8. The catalytic combustor according to claim 2, wherein the elbow-shaped ignition channel extends through the housing.

9. The catalytic combustor according to claim 2, wherein the elbow-shaped ignition channel includes an elbow pipe.

10. The catalytic combustor according to claim 1, wherein the chamber is a cylindrical chamber and wherein the housing is formed from stainless steel.

11. A fuel reformer comprising:

the catalytic combustor of claim 1; and

a reforming reactor configured for reforming a fuel with heat supplied from the catalytic combustor to generate a reformate.

12. The fuel reformer according to claim 11 further comprising an elbow-shaped ignition channel having a first end in fluid communication with the housing and a second end in fluid communication with the cylindrical chamber, wherein the first end is disposed apart from the virtual extension volume of the cylindrical chamber and wherein the first end at least partially houses the igniter.

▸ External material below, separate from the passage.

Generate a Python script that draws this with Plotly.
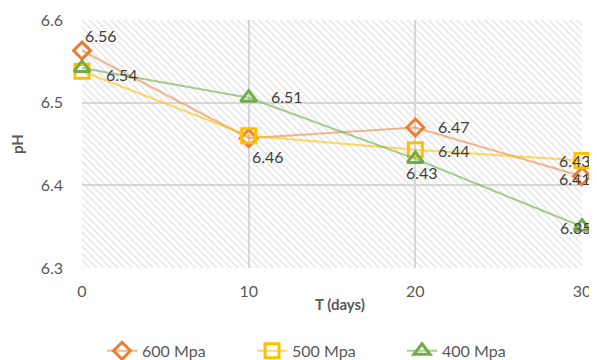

13. The fuel reformer according to claim 12, wherein the one end of the elbow-shaped ignition channel is in fluid communication with the cylindrical chamber closer to the bottom of the cylindrical chamber than the auxiliary channel.

14. The fuel reformer according to claim 12, wherein the elbow-shaped ignition channel is bent at an angle between about 90 degrees and about 180 degrees.

15. The fuel reformer according to claim 12, wherein the elbow-shaped ignition channel has a wrinkle portion formed at an inner wall thereof.

16. The fuel reformer according to claim 15 further comprising a magnet disposed within the elbow-shaped ignition channel.

17. The fuel reformer according to claim 12 further comprising a magnet disposed on the elbow-shaped ignition channel.

18. The fuel reformer according to claim 12, wherein the elbow-shaped ignition channel extends through the housing in an elbow shape.

19. The fuel reformer according to claim 12, wherein the elbow-shaped ignition channel includes an elbow pipe.

20. The fuel reformer according to claim 11, wherein the chamber is a cylindrical chamber and wherein the housing is formed from a stainless steel.